[A]s far as the government not having a discount rate isn’t quite true. The fed rate (the rate in which the loan out money to banks and I would assume other countries) is basically the discount rate and you could just take the 200 year average as a basic assumption of their future fed rate if it came down to it.
The Fed has been around for less than a century, so there is no 200-year average we could assume. But let’s not argue semantic details. The important confusion here is that the Fed’s “discount rate,” through which it engages in open market operations, is not the same as a discount rate. It is colloquially referred to as the discount rate, or the discount-window rate, and is rate at which the Federal Reserve “lends” money to its member banks (i.e., all of them).
A market interest rate, to be differentiated from the Fed Funds rate, is comprised of such a natural interest rate as accurately reflects the time preference of individuals (i.e., future goods in terms of present goods), a default premium, an inflationary expectation premium, and probably some other factor that I’m overlooking. Lenders, in order to be induced to part with their accumulated real savings for a period of time, charge interest on loans in order to compensate them for the risk of a borrower’s default, the risk of inflation wiping out their gains, and so on. But all of these components of interest can theoretically be arbitraged away.

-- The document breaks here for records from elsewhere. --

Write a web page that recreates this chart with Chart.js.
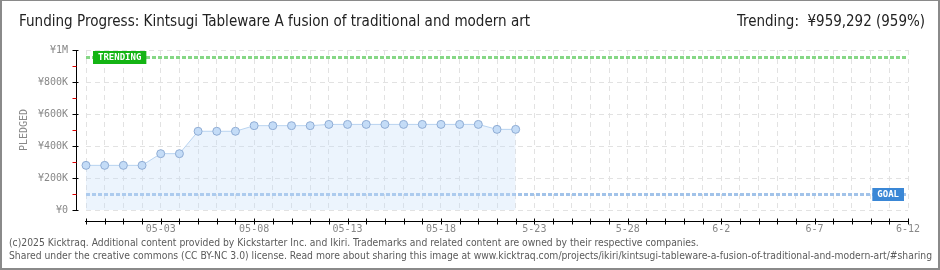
<!DOCTYPE html>
<html>
<head>
<meta charset="utf-8">
<script src="https://cdn.jsdelivr.net/npm/chart.js@4"></script>
<style>
  body { margin: 0; background: #fff; }
  #wrap { position: relative; width: 940px; height: 270px; overflow: hidden; background: #fff; }
  #chart { position: absolute; left: 0; top: 0; }
  .txt { position: absolute; white-space: nowrap; transform-origin: 0 0; }
  #title { left: 19px; top: 11px; font: 16px "Liberation Sans Narrow", "DejaVu Sans Condensed", sans-serif; color: #222; }
  #trend { top: 11px; font: 16px "Liberation Sans Narrow", "DejaVu Sans Condensed", sans-serif; color: #222; }
  .foot { left: 9px; font: 10px "DejaVu Sans Condensed", sans-serif; color: #5a5a5a; }
  #frame { position: absolute; left: 0; top: 0; width: 940px; height: 270px; box-sizing: border-box;
           border: 2px solid #8a8a8a; border-top-width: 1px; pointer-events: none; }
</style>
</head>
<body>
<div id="wrap">
  <canvas id="chart" width="940" height="270"></canvas>
  <div id="title" class="txt">Funding Progress: Kintsugi Tableware A fusion of traditional and modern art</div>
  <div id="trend" class="txt">Trending:&nbsp; ¥959,292 (959%)</div>
  <div id="foot1" class="txt foot" style="top:237px">(c)2025 Kicktraq. Additional content provided by Kickstarter Inc. and Ikiri. Trademarks and related content are owned by their respective companies.</div>
  <div id="foot2" class="txt foot" style="top:250px">Shared under the creative commons (CC BY-NC 3.0) license. Read more about sharing this image at www.kicktraq.com/projects/ikiri/kintsugi-tableware-a-fusion-of-traditional-and-modern-art/#sharing</div>
  <div id="frame"></div>
</div>
<script>
// days shown on the x axis
var days = ['04-29','04-30','05-01','05-02','05-03','05-04','05-05','05-06','05-07','05-08',
            '05-09','05-10','05-11','05-12','05-13','05-14','05-15','05-16','05-17','05-18',
            '05-19','05-20','05-21','05-22','05-23','05-24','05-25','05-26','05-27','05-28',
            '05-29','05-30','05-31','06-01','06-02','06-03','06-04','06-05','06-06','06-07',
            '06-08','06-09','06-10','06-11','06-12'];
// tick text as printed on the chart
var tickText = {'05-03':'05-03','05-08':'05-08','05-13':'05-13','05-18':'05-18',
                '05-23':'5-23','05-28':'5-28','06-02':'6-2','06-07':'6-7','06-12':'6-12'};
// pledged amount per day (yen)
var pledged = [279000,279000,279000,279000,352000,352000,492000,492000,492000,527000,
               527000,527000,527000,535000,535000,535000,535000,535000,535000,535000,
               535000,535000,504000,504000];
var goal = 100000;
var trending = 959292;
var yLabels = {0:'¥0',200000:'¥200K',400000:'¥400K',600000:'¥600K',800000:'¥800K',1000000:'¥1M'};

var tickFont = { family: '"DejaVu Sans Mono", monospace', size: 10 };

// fit header/footer text to the width seen in the picture
function fit(id, w) {
  var el = document.getElementById(id);
  el.style.transform = 'scaleX(' + (w / el.offsetWidth) + ')';
  return w / el.offsetWidth;
}
fit('title', 511);
var tr = document.getElementById('trend');
var trs = 188 / tr.offsetWidth;
tr.style.left = (925 - 188) + 'px';
tr.style.transform = 'scaleX(' + trs + ')';
var fs = fit('foot1', 690);
document.getElementById('foot2').style.transform = 'scaleX(' + fs + ')';

var axesPlugin = {
  id: 'kickAxes',
  beforeDatasetsDraw: function(chart) {
    var ctx = chart.ctx, a = chart.chartArea;
    var ys = chart.scales.y;
    ctx.save();
    // trending and goal lines
    [[trending, '#86d786'], [goal, '#a2c3e9']].forEach(function(l) {
      var y = Math.round(ys.getPixelForValue(l[0])) + 0.5;
      ctx.strokeStyle = l[1];
      ctx.lineWidth = 3;
      ctx.setLineDash([4, 2]);
      ctx.beginPath();
      ctx.moveTo(a.left, y);
      ctx.lineTo(a.right, y);
      ctx.stroke();
    });
    ctx.restore();
  },
  afterDraw: function(chart) {
    var ctx = chart.ctx, a = chart.chartArea;
    var xs = chart.scales.x, ys = chart.scales.y;
    ctx.save();
    ctx.setLineDash([]);
    // y axis
    var ax = a.left - 9.5;
    ctx.strokeStyle = '#000';
    ctx.lineWidth = 1;
    ctx.beginPath();
    ctx.moveTo(ax, ys.getPixelForValue(1000000));
    ctx.lineTo(ax, ys.getPixelForValue(0));
    ctx.stroke();
    for (var v = 0; v <= 1000000; v += 100000) {
      var y = Math.round(ys.getPixelForValue(v)) + 0.5;
      ctx.strokeStyle = (v % 200000 === 0) ? '#000' : '#e00000';
      ctx.beginPath();
      ctx.moveTo(ax - 4, y);
      ctx.lineTo(ax + (v % 200000 === 0 ? 2 : 0), y);
      ctx.stroke();
    }
    // x axis
    var ay = a.bottom + 11.5;
    ctx.strokeStyle = '#000';
    ctx.beginPath();
    ctx.moveTo(a.left - 1, ay);
    ctx.lineTo(a.right, ay);
    ctx.stroke();
    for (var i = 0; i < days.length; i++) {
      var x = Math.round(xs.getPixelForValue(i)) + 0.5;
      ctx.beginPath();
      ctx.moveTo(x, ay - 3);
      ctx.lineTo(x, ay + 3);
      ctx.stroke();
    }
    // badges
    [['TRENDING', trending, '#14b414', 'left'], ['GOAL', goal, '#3a87d6', 'right']].forEach(function(b) {
      ctx.font = 'bold 9px "DejaVu Sans Mono", monospace';
      var w = ctx.measureText(b[0]).width + 10;
      var h = 13;
      var y = Math.round(ys.getPixelForValue(b[1])) - 6;
      var x = b[3] === 'left' ? a.left + 7 : a.right - 4 - w;
      ctx.fillStyle = b[2];
      ctx.fillRect(x, y, w, h);
      ctx.fillStyle = '#fff';
      ctx.textBaseline = 'middle';
      ctx.textAlign = 'left';
      ctx.fillText(b[0], x + 5, y + h / 2 + 0.5);
    });
    ctx.restore();
  }
};

var chart = new Chart(document.getElementById('chart'), {
  type: 'line',
  data: {
    labels: days,
    datasets: [{
      label: 'Pledged',
      data: pledged,
      borderColor: '#b8d3f0',
      borderWidth: 1,
      backgroundColor: 'rgba(196,222,250,0.32)',
      fill: 'origin',
      tension: 0,
      pointRadius: 4,
      pointBackgroundColor: '#c4dcf7',
      pointBorderColor: '#8facd4',
      pointBorderWidth: 1
    }]
  },
  options: {
    responsive: false,
    animation: false,
    layout: { padding: { left: 0, right: 32, top: 50, bottom: 0 } },
    plugins: { legend: { display: false }, tooltip: { enabled: false } },
    scales: {
      x: {
        offset: false,
        afterFit: function(s) { s.height = 60; },
        grid: { color: '#e2e2e2', drawTicks: false },
        border: { display: false, dash: [5, 4] },
        ticks: {
          autoSkip: false, maxRotation: 0, padding: 13,
          color: '#888', font: tickFont,
          callback: function(v, i) { return tickText[days[i]] || ''; }
        }
      },
      y: {
        min: 0, max: 1000000,
        afterFit: function(s) { s.width = 86; },
        grid: {
          drawTicks: false,
          color: function(c) { return c.tick && c.tick.value % 200000 === 0 ? '#e2e2e2' : 'rgba(0,0,0,0)'; }
        },
        border: { display: false, dash: [5, 4] },
        title: { display: true, text: 'PLEDGED', color: '#888', font: { family: '"DejaVu Sans Mono", monospace', size: 10 }, padding: { top: 18, bottom: 0 } },
        ticks: {
          stepSize: 100000, padding: 18,
          color: '#888', font: tickFont,
          callback: function(v) { return yLabels[v] || ''; }
        }
      }
    }
  },
  plugins: [axesPlugin]
});
</script>
</body>
</html>
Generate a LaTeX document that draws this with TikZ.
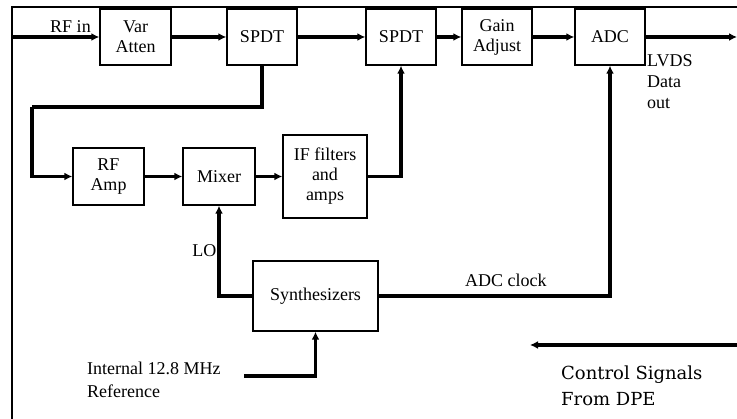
\documentclass[tikz,border=0pt]{standalone}
\usepackage{fontspec}
\setmainfont{Liberation Serif}
\newfontfamily\dpefont{DejaVu Serif}
\usetikzlibrary{positioning, arrows.meta}

\begin{document}
\begin{tikzpicture}[x=1pt, y=-1pt, >={Latex[length=8pt,width=8pt]},
    blk/.style={draw, line width=1.4pt, align=center, inner sep=0pt,
        font=\fontsize{18}{20}\selectfont},
    sig/.style={line width=3.2pt},
    lbl/.style={inner sep=0pt, font=\fontsize{18}{21}\selectfont}]
            \useasboundingbox (0,0) rectangle (737,419);
            \draw[line width=1.4pt] (737,7) -- (12,7) -- (12,419);

            % top chain
            \node[blk, minimum width=71pt, minimum height=56pt] (atten) at (135.5,37) {Var\\Atten};
            \node[blk, minimum width=70pt, minimum height=56pt] (spdt1) at (262,37) {SPDT};
            \node[blk, minimum width=70pt, minimum height=56pt] (spdt2) at (401,37) {SPDT};
            \node[blk, minimum width=70pt, minimum height=56pt] (gain) at (497,37) {Gain\\Adjust};
            \node[blk, minimum width=70pt, minimum height=56pt] (adc) at (610,37) {ADC};

            % IF path
            \node[blk, minimum width=71pt, minimum height=57pt] (rfamp) at (108.5,176.5) {RF\\Amp};
            \node[blk, minimum width=72pt, minimum height=57pt] (mixer) at (219,176.5) {Mixer};
            \node[blk, minimum width=84pt, minimum height=83pt] (iff) at (325,176.5) {IF filters\\and\\amps};
            \node[blk, minimum width=125pt, minimum height=70pt] (synth) at (315.5,296) {Synthesizers};

            \coordinate (rfin) at (12,37);
            \coordinate (lvds) at (737,37);
            \coordinate (bend) at (32,107);
            \coordinate (ref) at (244,376);
            \coordinate (dpe) at (737,345);
            \coordinate (dpeend) at (530,345);

            \path[->, sig]
            (rfin) edge node[lbl, pos=0.67, above=2.5pt] {RF in} (atten)
            (atten) edge (spdt1)
            (spdt1) edge (spdt2)
            (spdt2) edge (gain)
            (gain) edge (adc)
            (adc) edge (lvds)
            (rfamp) edge (mixer)
            (mixer) edge (iff)
            (dpe) edge (dpeend);

            \draw[sig] (spdt1.south) |- (bend);
            \draw[->, sig] (bend) |- (rfamp.west);
            \draw[->, sig] (iff.east) -| (spdt2.south);
            \draw[->, sig] (synth.west) -| node[lbl, pos=0.75, left=1pt] {LO} (mixer.south);
            \draw[->, sig] (synth.east) -| node[lbl, pos=0.275, above=8pt] {ADC clock} (adc.south);
            \draw[->, sig] (ref) -| (synth.south);

            \node[lbl, anchor=west, align=left] (lvdstext) at (647,82) {LVDS\\Data\\out};
            \node[lbl, anchor=west, align=left, font=\fontsize{18}{23}\selectfont] (reftext) at (87,380) {Internal 12.8 MHz\\Reference};
            \node[lbl, anchor=west, align=left, font=\dpefont\fontsize{18}{26}\selectfont] (dpetext) at (561,386) {Control Signals\\From DPE};
\end{tikzpicture}
\end{document}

Take note, that even if a borrower were 100% guaranteed, even if there were sound money and no threat of inflation, an interest rate would still manifest itself through the discounting of future with regards to present. Time preference can not be arbitraged away. Although the degree to which time preference manifests itself is individually unique, some degree of preference for present consumption over future consumption is axiomatic#.
The discount rate to which I refer is a time preferential discount, that is, to what degree does an individual discount the value of goods in the future, relative to the value of the same goods in the present. Even if there were no inflation, people value present consumption over future consumption, present income over future income, and present goods over future goods. The degree to which they discount the future in favor of the present is their effective discount rate, and this discount rate based on time preference guides their decision making with respect to future-oriented activity: consumption, production, leisure, etc.
At its root, interest is fundamentally the price of present goods in terms of future goods.
# Any individual proclaiming to have a negative time preference would, without hesitation, loan you all of his money today in exchange for the same sum tomorrow, at which time he would, without hesitation, loan it all to you, again. He would starve to death, always preferring to eat a meal tomorrow, rather than today.